*Objective*
Begin at the first line of the data and copy each line through the one containing "pos_err = [5.0, 3.5, 25.5]", that line included, with no pictures.

*Collected data*
____
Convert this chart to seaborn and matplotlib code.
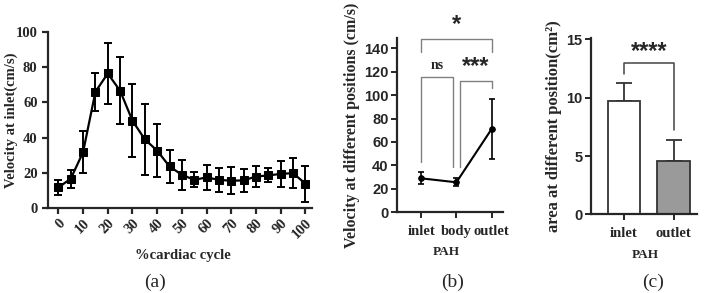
import numpy as np
import pandas as pd
import matplotlib
matplotlib.use("Agg")
import matplotlib.pyplot as plt
import seaborn as sns

# ==========================================
# Data
# ==========================================

cycle = [0, 5, 10, 15, 20, 25, 30, 35, 40, 45, 50,
         55, 60, 65, 70, 75, 80, 85, 90, 95, 100]
inlet_vel = [11.7, 16.6, 31.7, 66.0, 76.4, 66.6, 49.6, 39.0, 32.6, 23.6, 18.9,
             16.0, 17.4, 16.0, 15.5, 15.7, 17.9, 18.5, 19.4, 19.8, 13.9]
inlet_err = [4.5, 5.0, 12.0, 10.7, 17.5, 19.0, 20.8, 20.0, 15.0, 9.6, 8.5,
             4.3, 7.0, 6.9, 7.7, 6.5, 6.2, 4.0, 7.3, 8.7, 10.2]

positions = ["inlet", "body", "outlet"]
pos_vel = [29.0, 25.6, 71.2]
pos_err = [5.0, 3.5, 25.5]

area_groups = ["inlet", "outlet"]
area_mean = [9.74, 4.57]
area_err = [1.5, 1.8]

SERIF = "Liberation Serif"
SANS = "Liberation Sans"

sns.set_style("ticks")
plt.rcParams["font.family"] = [SERIF, "DejaVu Sans"]
plt.rcParams["font.weight"] = "bold"
plt.rcParams["axes.labelweight"] = "bold"
plt.rcParams["axes.linewidth"] = 1.6

fig = plt.figure(figsize=(7.09, 2.93), dpi=100)

# ==========================================
# (a) velocity over cardiac cycle
# ==========================================

ax1 = fig.add_axes([0.0677, 0.290, 0.372, 0.601])
df_a = pd.DataFrame({"cycle": cycle, "vel": inlet_vel})
ax1.errorbar(cycle, inlet_vel, yerr=inlet_err, fmt="none", ecolor="black",
             elinewidth=1.4, capsize=3, capthick=1.4, zorder=2)
sns.lineplot(data=df_a, x="cycle", y="vel", ax=ax1, color="black",
             linewidth=1.6, marker="s", markersize=6, markeredgecolor="black",
             zorder=3)
ax1.set_xlim(-4.2, 102.6)
ax1.set_ylim(0, 100)
ax1.set_xticks(range(0, 101, 10))
ax1.set_yticks(range(0, 101, 20))
ax1.tick_params(axis="both", labelsize=10.5, width=1.6, length=4,
                labelfontfamily=SERIF)
ax1.tick_params(axis="x", labelrotation=45, pad=2)
for lab in ax1.get_xticklabels():
    lab.set_ha("right")
    lab.set_rotation_mode("anchor")
ax1.set_xlabel("")
ax1.set_ylabel("Velocity at inlet(cm/s)", fontsize=10.5)
ax1.yaxis.set_label_coords(-0.112, 0.5)
sns.despine(ax=ax1)

# ==========================================
# (b) velocity at positions
# ==========================================

ax2 = fig.add_axes([0.560, 0.2754, 0.1495, 0.594])
xb = np.arange(len(positions))
ax2.errorbar(xb, pos_vel, yerr=pos_err, fmt="none", ecolor="black",
             elinewidth=1.2, capsize=2.3, capthick=1.2, zorder=2)
sns.lineplot(x=xb, y=pos_vel, ax=ax2, color="black", linewidth=1.5,
             marker="o", markersize=4, markeredgecolor="black", zorder=3)
ax2.set_xlim(-0.68, 2.32)
ax2.set_ylim(0, 148.5)
ax2.set_xticks(xb)
ax2.set_xticklabels(positions)
ax2.set_yticks(range(0, 141, 20))
ax2.tick_params(axis="both", width=1.4, length=4)
ax2.tick_params(axis="x", labelsize=10.5, pad=5, labelfontfamily=SERIF)
ax2.tick_params(axis="y", labelsize=10.5, pad=2, labelfontfamily=SANS)
ax2.set_ylabel("Velocity at different positions (cm/s)", fontsize=11.5,
               labelpad=3)
sns.despine(ax=ax2)

gcol = "#808080"
d = 0.094
ax2.plot([0, 0, 2, 2], [136.8, 147.9, 147.9, 136.8], color=gcol, lw=1.0,
         clip_on=False)
ax2.plot([0, 0, 1 - d, 1 - d], [43.3, 115.4, 115.4, 39.0], color=gcol, lw=1.0)
ax2.plot([1 + d, 1 + d, 2, 2], [39.0, 112.3, 112.3, 106.0], color=gcol, lw=1.0)
ax2.text(1, 150, "*", ha="center", va="bottom", fontsize=17,
         family=SANS, clip_on=False)
ax2.text(0.45, 125.5, "ns", ha="center", va="center", fontsize=10,
         family=SERIF)
ax2.text(1.55, 115, "***", ha="center", va="bottom", fontsize=17,
         family=SANS)

# ==========================================
# (c) area bars
# ==========================================

ax3 = fig.add_axes([0.8336, 0.2686, 0.1495, 0.6007])
df_c = pd.DataFrame({"group": area_groups, "area": area_mean})
sns.barplot(data=df_c, x="group", y="area", ax=ax3, hue="group",
            palette=["white", "#9a9a9a"], edgecolor="#333333", linewidth=1.3,
            width=0.65, legend=False, zorder=2)
ax3.errorbar(range(len(area_groups)), area_mean,
             yerr=[[0] * len(area_err), area_err], fmt="none",
             ecolor="#333333", elinewidth=1.3, capsize=5.5, capthick=1.3,
             zorder=1)
ax3.set_xlim(-0.66, 1.47)
ax3.set_ylim(0, 15.1)
ax3.set_yticks([0, 5, 10, 15])
ax3.tick_params(axis="both", width=1.4, length=4)
ax3.tick_params(axis="x", labelsize=10.5, pad=5, labelfontfamily=SERIF)
ax3.tick_params(axis="y", labelsize=10.5, pad=2, labelfontfamily=SANS)
ax3.set_xlabel("")
ax3.set_ylabel("area at different position(cm²)", fontsize=12, labelpad=3)
sns.despine(ax=ax3)
ax3.plot([0, 0, 1, 1], [12.07, 12.96, 12.96, 7.25], color="#444444", lw=1.1)
ax3.text(0.5, 13.0, "****", ha="center", va="bottom", fontsize=17,
         family=SANS)

# ==========================================
# Figure labels
# ==========================================

W, H = 709.0, 293.0
fig.text(182.5 / W, 1 - 255 / H, "%cardiac cycle", ha="center", va="center",
         fontsize=10.5, family=SERIF)
fig.text(446 / W, 1 - 252 / H, "PAH", ha="center", va="center",
         fontsize=9.5, family=SERIF)
fig.text(645.7 / W, 1 - 255 / H, "PAH", ha="center", va="center",
         fontsize=9.5, family=SERIF)
for xc, lab in [(155, "(a)"), (453, "(b)"), (653, "(c)")]:
    fig.text(xc / W, 1 - 282 / H, lab, ha="center", va="center",
             fontsize=14, fontweight="normal", family=SERIF)

fig.savefig("out.png", dpi=100)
____
*Written response*
Convert this chart to seaborn and matplotlib code.
import numpy as np
import pandas as pd
import matplotlib
matplotlib.use("Agg")
import matplotlib.pyplot as plt
import seaborn as sns

# ==========================================
# Data
# ==========================================

cycle = [0, 5, 10, 15, 20, 25, 30, 35, 40, 45, 50,
         55, 60, 65, 70, 75, 80, 85, 90, 95, 100]
inlet_vel = [11.7, 16.6, 31.7, 66.0, 76.4, 66.6, 49.6, 39.0, 32.6, 23.6, 18.9,
             16.0, 17.4, 16.0, 15.5, 15.7, 17.9, 18.5, 19.4, 19.8, 13.9]
inlet_err = [4.5, 5.0, 12.0, 10.7, 17.5, 19.0, 20.8, 20.0, 15.0, 9.6, 8.5,
             4.3, 7.0, 6.9, 7.7, 6.5, 6.2, 4.0, 7.3, 8.7, 10.2]

positions = ["inlet", "body", "outlet"]
pos_vel = [29.0, 25.6, 71.2]
pos_err = [5.0, 3.5, 25.5]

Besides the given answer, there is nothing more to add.